Monday, November 26, 2018

SELLOS

Puntualmente, a las nueve estaba en fila, esperando mi turno para que el muy diligente, bien planchado y cortés oficinista (así le llaman en PR a los burócratas: oficinistas) me atendiera. Miró detenidamente mi récord en la pantalla de su ordenador, se levantó del escritorio y abandonó la cabina detrás de la ventana de cristal que nos separaba (a la cual pegaba mi oído, ya que, por un lado, la medio sordera de viejo y por otro, lo alto del roto en el cristal por donde nos comunicábamos no permitían que entendiese muy bien el enredo que el buen empleado me trataba de explicar).

Caminó, midiendo el tiempo, hasta otra cabina donde imprimió mi récord, regresó, me preguntó no sé qué cosa, repasó los documentos, y me dijo que los cómputos estaban mal registrados y que tenía que pasar por las oficinas centrales de la Colecturía (nombre que precisa lo que en esa oficina hacen: colectar dinero) en otra zona de la ciudad; que llevara las copias de los documentos que me iba a entregar, que allí me arreglarán los datos, los números correspondientes al estado de mis cuentas con el gobierno de la isla de los espantos, y a pagar al Estado lo que el Estado requiere. En Nueva York estos trámites los hago por teléfono o por la red. En Puerto Rico hay que ver cara a cara al oficinista.

Una hora en una fila para terminar siendo informado que tengo que ir a otra oficina donde otro burócrata y sabrá Dios qué más me va a decir: que los datos están mal registrados, que tengo que ir a otras oficinas, esperar, a saber cuánto voy a pagar, que no deducen mis gastos en viajes y tiempo para resolver problemas que yo no he creado, que tienen teléfonos, internet, sistemas computarizados que pueden resolver todo de lejos pero que no lo hacen por cuestión de bla, bla, bla... Al ver mi cara llena de preguntas y de resignación, el muy juicioso y eficiente oficinista, mientras me preparaba y entregaba los documentos que tendría que llevar a la otra oficina colectora, me dijo, como para darme ánimo o para sentirse que me entregaba algo concreto, que iba "a poner el sellito a los documentos". Sacó una antigua máquina de sellos y,¡prángana!, plantó en cada hoja el logo de la Colecturía. 

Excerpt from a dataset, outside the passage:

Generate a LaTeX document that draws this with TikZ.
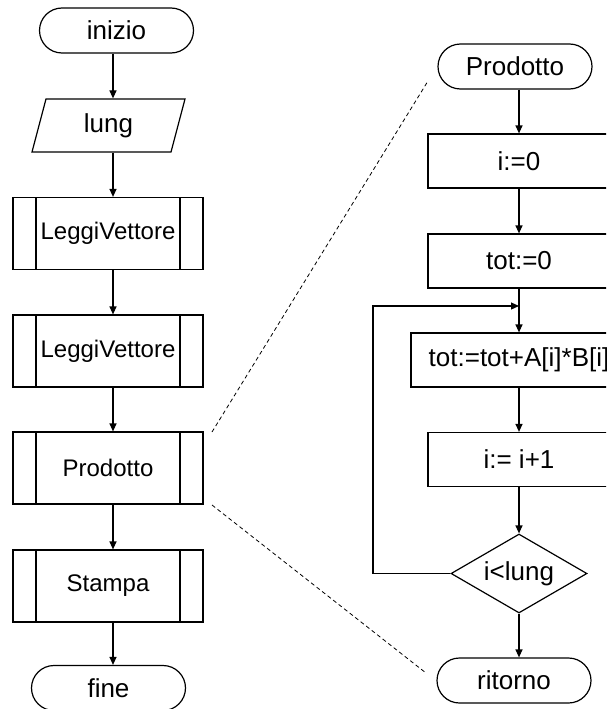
\documentclass[tikz,border=0pt]{standalone}
\usepackage{fontspec}
\setmainfont{Liberation Sans}
\usetikzlibrary{shapes.geometric,shapes.misc,arrows.meta}

\begin{document}
\begin{tikzpicture}[x=1pt,y=-1pt,
  line width=1.2pt,
  every node/.style={font=\fontsize{26}{30}\selectfont, inner sep=0pt},
  term/.style={draw, rounded rectangle, minimum width=154pt, minimum height=45pt},
  iobox/.style={draw, trapezium, trapezium left angle=60, trapezium right angle=120,
    trapezium stretches body, minimum width=153pt, minimum height=53pt},
  subbox/.style={draw, rectangle, minimum width=190pt, minimum height=72pt,
    font=\fontsize{24}{28}\selectfont,
    path picture={
      \draw ([xshift=23pt]path picture bounding box.north west) -- ([xshift=23pt]path picture bounding box.south west);
      \draw ([xshift=-23pt]path picture bounding box.north east) -- ([xshift=-23pt]path picture bounding box.south east);
    }},
  procbox/.style={draw, rectangle, minimum height=54pt},
  test/.style={draw, diamond, aspect=1.7, minimum width=136pt, minimum height=79pt},
  arr/.style={-{Triangle[length=8pt,width=7pt]}},
  link/.style={line width=0.8pt, dash pattern=on 4pt off 3pt}]

\useasboundingbox (0,0) rectangle (606,709);
\clip (0,0) rectangle (606,709);

% main program
\node[term]  (inizio) at (116.5,30.5) {inizio};
\node[iobox] (lung)   at (108.5,125.5) {lung};
\node[subbox] (lv1)   at (108,233.5) {LeggiVettore};
\node[subbox] (lv2)   at (108,351) {LeggiVettore};
\node[subbox] (prod)  at (108,468) {Prodotto};
\node[subbox] (stampa) at (108,586) {Stampa};
\node[term]  (fine)   at (108.5,688) {fine};

\coordinate (lx) at (113,0);
\draw[arr] (inizio.south -| lx) -- (lung.north -| lx);
\draw[arr] (lung.south -| lx) -- (lv1.north -| lx);
\draw[arr] (lv1.south -| lx) -- (lv2.north -| lx);
\draw[arr] (lv2.south -| lx) -- (prod.north -| lx);
\draw[arr] (prod.south -| lx) -- (stampa.north -| lx);
\draw[arr] (stampa.south -| lx) -- (fine.north -| lx);

% subroutine Prodotto
\node[term]  (pstart) at (515,66.5) {Prodotto};
\node[procbox, minimum width=182pt] (i0)   at (519,161) {i:=0};
\node[procbox, minimum width=182pt] (tot0) at (519,261) {tot:=0};
\node[procbox, minimum width=216pt] (acc)  at (519,360) {tot:=tot+A[i]*B[i]};
\node[procbox, minimum width=182pt] (inc)  at (519,459.5) {i:= i+1};
\node[test]  (cond)   at (519,573.5) {i<lung};
\node[term]  (ret)    at (514,680.5) {ritorno};

\coordinate (rx) at (519,0);
\draw[arr] (pstart.south -| rx) -- (i0.north);
\draw[arr] (i0.south) -- (tot0.north);
\draw[arr] (tot0.south) -- (acc.north);
\draw[arr] (acc.south) -- (inc.north);
\draw[arr] (inc.south) -- (cond.north);
\draw[arr] (cond.south) -- (ret.north -| rx);

% loop back
\coordinate (loopc) at (373,306);
\coordinate (join) at (519,306);
\draw[arr] (cond.west) -| (loopc) -- (join);

% expansion lines
\coordinate (z1) at (212,432);
\coordinate (z2) at (428,81);
\coordinate (z3) at (212,505);
\coordinate (z4) at (426,673);
\draw[link] (z1) -- (z2);
\draw[link] (z3) -- (z4);
\end{tikzpicture}
\end{document}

Conforme y sumiso, en camino a la otra oficina del mismo organismo me dirijo, con mis documentos en mano, a oír sobre procedimientos y datos, sin mucha esperanza de poder resolver el problema; aunque oficializado, en cada uno de mis papeles tengo puesto el sello, que no es el mismo que me ponían cuando era joven, en aquel Puerto Rico obscuro y siniestro, y con el que me sacaban del clóset. Para aquel entonces, no era el de la Colecturía el único que se plantaba, era otro tipo de sello, simbólico, "underground discourse". Nada de máquinas. Se señalaba con el dedo a quien fuesen a sellar, sacar del armario. Luego, se pasaba el mismo dedo por la lengua, se marcaba la palma de la otra mano con el dedo ensalivado, se formaba un puño con la mano del dedo ensalivado y se remataba el sello, dando con el puño sobre la palma de la mano. Era un sello que marcaba y al que muchos se referían con un: "¡Qué sello tiene!" 

¿Sería el sello que le planté al oficinista cuando me fijé en sus ojos -la lectura mutua-, acicalados dedos y camisita ajustada lo que lo llevó a sentirse solidario, ponerme un sello mental y luego ponerme el otro sello, el de la Colecturía?